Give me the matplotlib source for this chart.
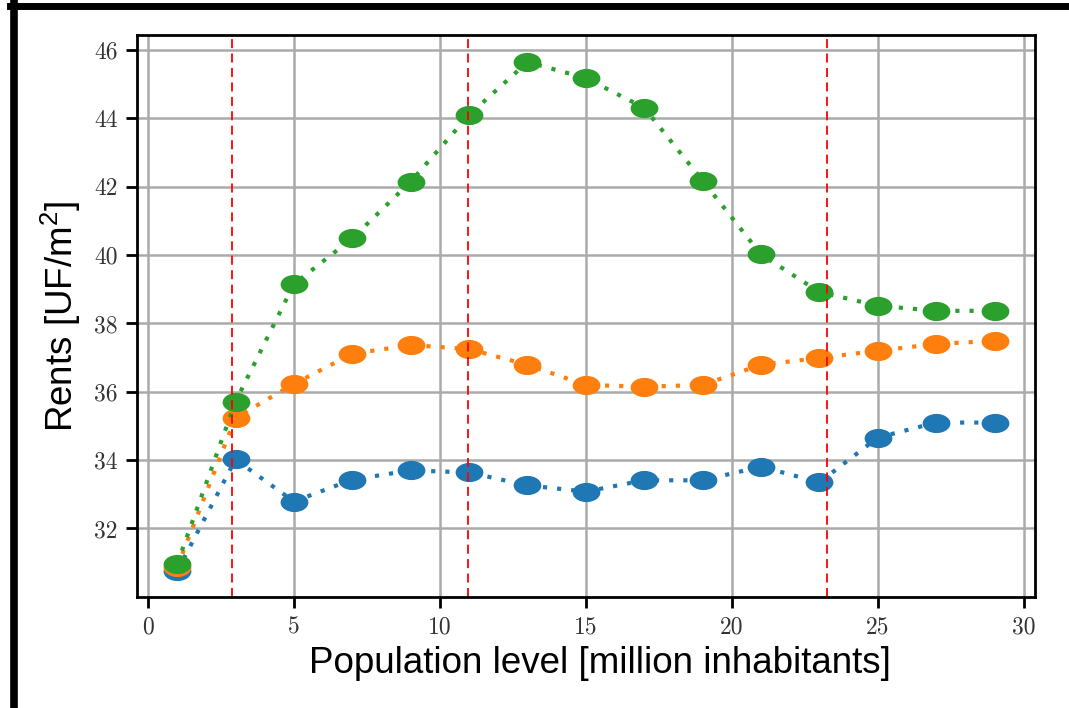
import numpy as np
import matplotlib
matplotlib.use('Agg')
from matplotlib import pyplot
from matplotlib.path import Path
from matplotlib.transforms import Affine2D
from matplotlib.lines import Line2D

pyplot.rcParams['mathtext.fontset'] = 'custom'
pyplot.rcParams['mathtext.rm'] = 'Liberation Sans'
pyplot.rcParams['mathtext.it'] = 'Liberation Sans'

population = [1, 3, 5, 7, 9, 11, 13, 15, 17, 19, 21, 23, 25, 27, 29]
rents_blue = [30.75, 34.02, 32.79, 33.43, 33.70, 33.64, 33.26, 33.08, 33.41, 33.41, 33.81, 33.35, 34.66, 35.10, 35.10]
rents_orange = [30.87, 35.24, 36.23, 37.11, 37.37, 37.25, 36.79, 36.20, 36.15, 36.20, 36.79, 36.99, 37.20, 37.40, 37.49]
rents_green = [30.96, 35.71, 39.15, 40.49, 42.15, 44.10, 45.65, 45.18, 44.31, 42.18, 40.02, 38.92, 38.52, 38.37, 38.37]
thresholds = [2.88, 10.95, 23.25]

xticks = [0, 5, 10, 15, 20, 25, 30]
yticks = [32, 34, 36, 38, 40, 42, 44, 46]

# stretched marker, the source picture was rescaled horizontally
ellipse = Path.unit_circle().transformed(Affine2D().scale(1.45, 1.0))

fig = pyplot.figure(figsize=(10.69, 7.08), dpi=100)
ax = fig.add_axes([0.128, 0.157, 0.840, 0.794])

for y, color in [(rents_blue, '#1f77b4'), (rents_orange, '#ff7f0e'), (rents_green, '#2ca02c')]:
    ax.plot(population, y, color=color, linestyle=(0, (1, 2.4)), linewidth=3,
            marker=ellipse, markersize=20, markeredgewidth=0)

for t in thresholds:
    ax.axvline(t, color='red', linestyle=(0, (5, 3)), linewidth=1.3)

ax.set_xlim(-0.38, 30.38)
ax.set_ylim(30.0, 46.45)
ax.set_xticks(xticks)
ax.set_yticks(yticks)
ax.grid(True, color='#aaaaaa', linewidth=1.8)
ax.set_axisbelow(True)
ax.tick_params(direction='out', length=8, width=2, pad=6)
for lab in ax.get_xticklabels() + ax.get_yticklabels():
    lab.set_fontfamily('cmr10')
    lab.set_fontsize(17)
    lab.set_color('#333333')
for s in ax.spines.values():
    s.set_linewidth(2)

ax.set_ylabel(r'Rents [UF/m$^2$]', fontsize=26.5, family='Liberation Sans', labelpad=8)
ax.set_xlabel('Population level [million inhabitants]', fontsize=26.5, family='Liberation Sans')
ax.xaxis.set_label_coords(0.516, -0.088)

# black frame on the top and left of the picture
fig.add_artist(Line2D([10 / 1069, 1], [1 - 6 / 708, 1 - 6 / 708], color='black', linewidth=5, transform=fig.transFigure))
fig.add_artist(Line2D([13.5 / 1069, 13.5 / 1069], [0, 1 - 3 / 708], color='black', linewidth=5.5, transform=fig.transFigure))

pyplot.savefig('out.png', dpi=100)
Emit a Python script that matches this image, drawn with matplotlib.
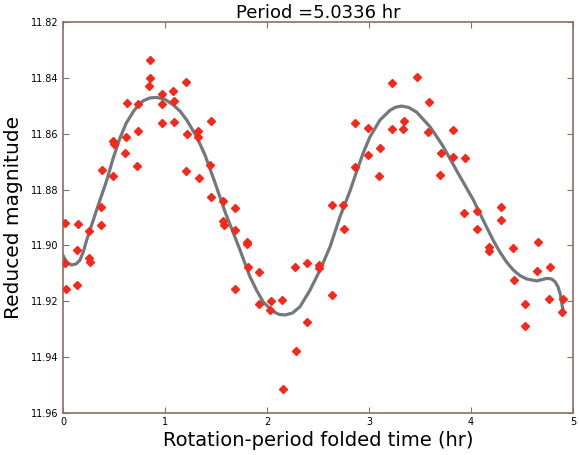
------------------------
**Task objective:** Repeat only the lines from the beginning of the material through the line containing "from matplotlib.lines import Line2D", both ends kept, leaving pictures out.

**Reply:**
Give me the matplotlib source for this chart.
import numpy as np
import matplotlib
matplotlib.use('Agg')
from matplotlib import pyplot
from matplotlib.path import Path
from matplotlib.transforms import Affine2D
from matplotlib.lines import Line2D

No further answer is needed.